> Information supplied:
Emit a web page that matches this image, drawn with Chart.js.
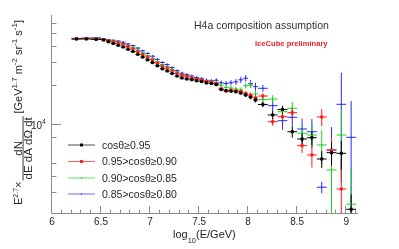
<!DOCTYPE html>
<html>
<head>
<meta charset="utf-8">
<script src="https://cdn.jsdelivr.net/npm/chart.js@4.4.0/dist/chart.umd.min.js"></script>
<style>
  body { margin: 0; background: #fff; }
  canvas { display: block; }
</style>
</head>
<body>
<canvas id="c" width="399" height="249"></canvas>
<script>
// bin edges in log10(E/GeV)
const binEdges = [6.2, 6.3, 6.4, 6.5,
  6.55, 6.6, 6.65, 6.7, 6.75, 6.8, 6.85, 6.9, 6.95, 7.0, 7.05, 7.1, 7.15, 7.2, 7.25, 7.3,
  7.35, 7.4, 7.45, 7.5, 7.55, 7.6, 7.65, 7.7, 7.75, 7.8, 7.85, 7.9, 7.95, 8.0, 8.05, 8.1,
  8.2, 8.3, 8.4, 8.5, 8.6, 8.7, 8.8, 8.9, 9.0, 9.1];

// E^2.7 x flux, one value per bin
const fluxBlack = [45300, 45300, 45000,
  44500, 43100, 41800, 40500, 39300, 37700, 36300, 34500, 32900, 31300,
  29800, 28200, 26700, 25700, 24600, 23500, 22700, 22300, 22000, 21600,
  21300, 20800, 20600, 20200, 18500, 18200, 18000, 17800, 17400, 16800, 16200, 15400,
  14200, 11800, 13000, 8770, 7710, 7890, 5410, 6050, 5980, 2220];
const fluxRed = [45500, 45800, 45300,
  44900, 44000, 43100, 42300, 41300, 39600, 38100, 36200, 34500, 32900,
  31300, 29600, 28000, 27000, 25800, 24700, 23800, 23400, 22700, 22200,
  21900, 21400, 21200, 20600, 18800, 18000, 18300, 18100, 17900, 17300, 16800, 16000,
  16500, 10470, 11440, 12280, 6850, 5810, 11380, 6340, 3180, null];
const fluxGreen = [45500, 45800, 45800,
  45000, 44400, 43900, 43000, 42000, 40500, 39200, 37300, 35500, 33800,
  32200, 30500, 28800, 27800, 26500, 25300, 24300, 23600, 23100, 22500,
  22000, 21600, 21400, 21000, 20000, 19200, 19000, 18700, 18400, 19800, 20000, 17100,
  15500, 15650, 12500, 13280, 8530, 8270, 6930, 4450, 8270, 2430];
const fluxBlue = [45800, 46000, 46300,
  45400, 44800, 44300, 43700, 42800, 41500, 40300, 38600, 36800, 35100,
  33400, 31600, 29900, 28800, 27300, 25900, 24700, 24100, 23500, 22900,
  22400, 21800, 21600, 21800, 20900, 20600, 20900, 21200, 22000, 22600, 20500, 19500,
  18920, 13900, 10660, 11320, 9200, 8770, 3280, 6340, 14250, 7940];

// relative errors
const errBlack = [0.01, 0.01, 0.01,
  0.01, 0.01, 0.01, 0.01, 0.012, 0.012, 0.012, 0.012, 0.012, 0.012,
  0.014, 0.014, 0.014, 0.015, 0.015, 0.016, 0.016, 0.018, 0.018, 0.02,
  0.02, 0.022, 0.022, 0.024, 0.025, 0.026, 0.028, 0.03, 0.032, 0.035, 0.04, 0.045,
  0.05, 0.07, 0.07, 0.1, 0.1, 0.12, 0.15, 0.2, 0.25, 0.3];
const errRed = [0.01, 0.01, 0.01,
  0.012, 0.012, 0.012, 0.012, 0.014, 0.014, 0.014, 0.014, 0.015, 0.015,
  0.016, 0.016, 0.017, 0.018, 0.018, 0.02, 0.02, 0.022, 0.022, 0.024,
  0.025, 0.026, 0.027, 0.028, 0.03, 0.032, 0.034, 0.036, 0.038, 0.04, 0.045, 0.05,
  0.05, 0.07, 0.08, 0.1, 0.12, 0.2, 0.15, 0.25, 0.7, 0];
const errGreen = [0.012, 0.012, 0.012,
  0.013, 0.013, 0.013, 0.014, 0.015, 0.015, 0.016, 0.016, 0.017, 0.018,
  0.018, 0.019, 0.02, 0.02, 0.021, 0.022, 0.023, 0.024, 0.025, 0.026,
  0.027, 0.028, 0.03, 0.032, 0.034, 0.036, 0.038, 0.04, 0.043, 0.046, 0.05, 0.055,
  0.06, 0.07, 0.1, 0.12, 0.15, 0.2, 0.3, 0.6, 0.55, 0.9];
const errBlue = [0.013, 0.013, 0.013,
  0.014, 0.014, 0.015, 0.015, 0.016, 0.016, 0.017, 0.018, 0.018, 0.019,
  0.02, 0.021, 0.022, 0.023, 0.024, 0.025, 0.026, 0.027, 0.028, 0.03,
  0.031, 0.033, 0.035, 0.037, 0.04, 0.043, 0.046, 0.05, 0.055, 0.06, 0.065, 0.07,
  0.06, 0.1, 0.15, 0.15, 0.2, 0.25, 0.1, 0.5, 0.75, 0.9];

const seriesLabels = ["cosθ≥0.95", "0.95>cosθ≥0.90", "0.90>cosθ≥0.85", "0.85>cosθ≥0.80"];
const xTickValues = [6, 6.5, 7, 7.5, 8, 8.5, 9];
const xTickLabels = ["6", "6.5", "7", "7.5", "8", "8.5", "9"];
const yMinorTicks = [3000, 4000, 5000, 8000, 20000, 30000, 40000, 50000, 60000];

const FONT = '"Liberation Sans", Arial, Helvetica, sans-serif';
const axisColor = "#8c8c8c";
const textColor = "#262626";

function makePoints(flux, err) {
  return flux.map((v, i) => ({
    x: (binEdges[i] + binEdges[i + 1]) / 2,
    y: v,
    lo: binEdges[i],
    hi: binEdges[i + 1],
    e: err[i]
  }));
}

const series = [
  { label: seriesLabels[0], flux: fluxBlack, err: errBlack, color: "#000000", r: 2.1 },
  { label: seriesLabels[1], flux: fluxRed, err: errRed, color: "#ff1a1a", r: 2.1 },
  { label: seriesLabels[2], flux: fluxGreen, err: errGreen, color: "#1ed21e", r: 0.9 },
  { label: seriesLabels[3], flux: fluxBlue, err: errBlue, color: "#2a2aff", r: 0.9 }
];

// draw text pieces left to right, returns width
function runs(ctx, parts, x0, base, draw) {
  let x = x0;
  parts.forEach(p => {
    ctx.font = p.s + "px " + FONT;
    if (draw) ctx.fillText(p.t, x, base + (p.dy || 0));
    x += ctx.measureText(p.t).width;
  });
  return x - x0;
}

const decor = {
  id: "decor",
  beforeDatasetsDraw(chart) {
    const { ctx, chartArea: a } = chart;
    const xs = chart.scales.x, ys = chart.scales.y;
    ctx.save();

    // axes
    ctx.strokeStyle = axisColor;
    ctx.lineWidth = 1;
    ctx.beginPath();
    ctx.moveTo(a.left - 0.5, a.top);
    ctx.lineTo(a.left - 0.5, a.bottom + 0.5);
    ctx.lineTo(a.right, a.bottom + 0.5);
    // x ticks
    for (let i = 0; i <= 31; i++) {
      const v = 6 + i * 0.1;
      const px = Math.round(xs.getPixelForValue(v)) - 0.5;
      const len = (i % 5 === 0) ? 7 : 3.5;
      ctx.moveTo(px, a.bottom);
      ctx.lineTo(px, a.bottom - len);
    }
    // y ticks
    yMinorTicks.forEach(v => {
      const py = Math.round(ys.getPixelForValue(v)) + 0.5;
      ctx.moveTo(a.left, py);
      ctx.lineTo(a.left + 4.5, py);
    });
    const p4 = Math.round(ys.getPixelForValue(10000)) + 0.5;
    ctx.moveTo(a.left, p4);
    ctx.lineTo(a.left + 9, p4);
    ctx.stroke();

    // error bars
    ctx.beginPath();
    ctx.rect(a.left, a.top, a.right - a.left, a.bottom - a.top);
    ctx.clip();
    chart.data.datasets.slice().reverse().forEach(ds => {
      ctx.strokeStyle = ds.borderColor;
      ds.data.forEach(p => {
        if (p.y == null) return;
        const px = xs.getPixelForValue(p.x), py = ys.getPixelForValue(p.y);
        ctx.beginPath();
        ctx.moveTo(xs.getPixelForValue(p.lo), py);
        ctx.lineTo(xs.getPixelForValue(p.hi), py);
        if (p.e > 0) {
          const top = ys.getPixelForValue(p.y * (1 + p.e));
          const bot = p.e >= 0.95 ? a.bottom : ys.getPixelForValue(p.y * (1 - p.e));
          ctx.moveTo(px, top);
          ctx.lineTo(px, bot);
        }
        ctx.stroke();
      });
    });
    ctx.restore();
  },
  afterDraw(chart) {
    const { ctx } = chart;
    const xs = chart.scales.x;
    ctx.save();
    ctx.fillStyle = textColor;
    ctx.textBaseline = "alphabetic";

    // x tick labels
    ctx.font = "10px " + FONT;
    ctx.textAlign = "center";
    xTickValues.forEach((v, i) => {
      ctx.fillText(xTickLabels[i], xs.getPixelForValue(v), 225);
    });
    ctx.textAlign = "left";

    // x title
    runs(ctx, [{ t: "log", s: 11 }, { t: "10", s: 7.5, dy: 4.5 }, { t: "(E/GeV)", s: 11 }], 173, 238, true);

    // y label 10^4
    runs(ctx, [{ t: "10", s: 10 }, { t: "4", s: 7, dy: -5 }], 31, 128.5, true);

    // y title, rotated (x runs upward from screen y = 205)
    const pre = [{ t: "E", s: 11 }, { t: "2.7", s: 7, dy: -4.5 }, { t: "×", s: 11 }];
    const post = [{ t: "[GeV", s: 11 }, { t: "1.7", s: 8, dy: -5 }, { t: " m", s: 11 }, { t: "-2", s: 8, dy: -5 },
      { t: " sr", s: 11 }, { t: "-1", s: 8, dy: -5 }, { t: " s", s: 11 }, { t: "-1", s: 8, dy: -5 }, { t: "]", s: 11 }];
    const num = [{ t: "dN", s: 11.5 }];
    const den = [{ t: "dE dA dΩ dt", s: 11.5 }];
    const wPre = runs(ctx, pre, 0, 0, false);
    const wPost = runs(ctx, post, 0, 0, false);
    const wNum = runs(ctx, num, 0, 0, false);
    const wDen = runs(ctx, den, 0, 0, false);
    const wFrac = Math.max(wNum, wDen) + 2;
    const fx = wPre + 1;
    ctx.translate(22, 205);
    ctx.rotate(-Math.PI / 2);
    runs(ctx, pre, 0, 0, true);
    runs(ctx, num, fx + (wFrac - wNum) / 2, -0.5, true);
    runs(ctx, den, fx + (wFrac - wDen) / 2, 10, true);
    ctx.fillRect(fx, 0.6, wFrac, 0.9);
    runs(ctx, post, 185 - wPost, 0, true);
    ctx.setTransform(1, 0, 0, 1, 0, 0);

    // titles
    ctx.fillStyle = "#333333";
    ctx.font = "10.5px " + FONT;
    ctx.fillText("H4a composition assumption", 194, 29);
    ctx.fillStyle = "#e8232c";
    ctx.font = "bold 7.6px " + FONT;
    ctx.fillText("IceCube preliminary", 255, 46);

    // legend
    const rows = [145, 161.5, 178, 194];
    chart.data.datasets.forEach((ds, i) => {
      const y = rows[i];
      ctx.strokeStyle = ds.borderColor;
      ctx.globalAlpha = 0.7;
      ctx.lineWidth = 1;
      ctx.beginPath();
      ctx.moveTo(68, y);
      ctx.lineTo(95, y);
      ctx.stroke();
      ctx.globalAlpha = 1;
      ctx.fillStyle = ds.borderColor;
      const s = ds.pointRadius * Math.SQRT2;
      ctx.fillRect(81.5 - s / 2, y - s / 2, s, s);
      ctx.fillStyle = textColor;
      ctx.font = "10.5px " + FONT;
      ctx.fillText(ds.label, 102, y + 3.8);
    });
    ctx.restore();
  }
};

const chart = new Chart(document.getElementById("c"), {
  type: "scatter",
  data: {
    datasets: series.map(s => ({
      label: s.label,
      data: makePoints(s.flux, s.err),
      borderColor: s.color,
      backgroundColor: s.color,
      pointStyle: "rect",
      pointRadius: s.r,
      pointBorderWidth: 0,
      pointHoverRadius: s.r
    }))
  },
  options: {
    responsive: false,
    animation: false,
    devicePixelRatio: 1,
    layout: { padding: { left: 0, right: 41, top: 15, bottom: 0 } },
    plugins: { legend: { display: false }, tooltip: { enabled: false } },
    scales: {
      x: {
        type: "linear", min: 6, max: 9.12, bounds: "data",
        ticks: { display: false }, grid: { display: false }, border: { display: false },
        afterFit: s => { s.height = 36; }
      },
      y: {
        type: "logarithmic", min: 2078, max: 69300, bounds: "data",
        ticks: { display: false }, grid: { display: false }, border: { display: false },
        afterFit: s => { s.width = 52; }
      }
    }
  },
  plugins: [decor]
});
</script>
</body>
</html>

> Work instructions: Pictures are excluded: retype only the lines from the beginning of the listing above through the line with "6340, 14250, 7940];", both included.

> Task output:
Emit a web page that matches this image, drawn with Chart.js.
<!DOCTYPE html>
<html>
<head>
<meta charset="utf-8">
<script src="https://cdn.jsdelivr.net/npm/chart.js@4.4.0/dist/chart.umd.min.js"></script>
<style>
  body { margin: 0; background: #fff; }
  canvas { display: block; }
</style>
</head>
<body>
<canvas id="c" width="399" height="249"></canvas>
<script>
// bin edges in log10(E/GeV)
const binEdges = [6.2, 6.3, 6.4, 6.5,
  6.55, 6.6, 6.65, 6.7, 6.75, 6.8, 6.85, 6.9, 6.95, 7.0, 7.05, 7.1, 7.15, 7.2, 7.25, 7.3,
  7.35, 7.4, 7.45, 7.5, 7.55, 7.6, 7.65, 7.7, 7.75, 7.8, 7.85, 7.9, 7.95, 8.0, 8.05, 8.1,
  8.2, 8.3, 8.4, 8.5, 8.6, 8.7, 8.8, 8.9, 9.0, 9.1];

// E^2.7 x flux, one value per bin
const fluxBlack = [45300, 45300, 45000,
  44500, 43100, 41800, 40500, 39300, 37700, 36300, 34500, 32900, 31300,
  29800, 28200, 26700, 25700, 24600, 23500, 22700, 22300, 22000, 21600,
  21300, 20800, 20600, 20200, 18500, 18200, 18000, 17800, 17400, 16800, 16200, 15400,
  14200, 11800, 13000, 8770, 7710, 7890, 5410, 6050, 5980, 2220];
const fluxRed = [45500, 45800, 45300,
  44900, 44000, 43100, 42300, 41300, 39600, 38100, 36200, 34500, 32900,
  31300, 29600, 28000, 27000, 25800, 24700, 23800, 23400, 22700, 22200,
  21900, 21400, 21200, 20600, 18800, 18000, 18300, 18100, 17900, 17300, 16800, 16000,
  16500, 10470, 11440, 12280, 6850, 5810, 11380, 6340, 3180, null];
const fluxGreen = [45500, 45800, 45800,
  45000, 44400, 43900, 43000, 42000, 40500, 39200, 37300, 35500, 33800,
  32200, 30500, 28800, 27800, 26500, 25300, 24300, 23600, 23100, 22500,
  22000, 21600, 21400, 21000, 20000, 19200, 19000, 18700, 18400, 19800, 20000, 17100,
  15500, 15650, 12500, 13280, 8530, 8270, 6930, 4450, 8270, 2430];
const fluxBlue = [45800, 46000, 46300,
  45400, 44800, 44300, 43700, 42800, 41500, 40300, 38600, 36800, 35100,
  33400, 31600, 29900, 28800, 27300, 25900, 24700, 24100, 23500, 22900,
  22400, 21800, 21600, 21800, 20900, 20600, 20900, 21200, 22000, 22600, 20500, 19500,
  18920, 13900, 10660, 11320, 9200, 8770, 3280, 6340, 14250, 7940];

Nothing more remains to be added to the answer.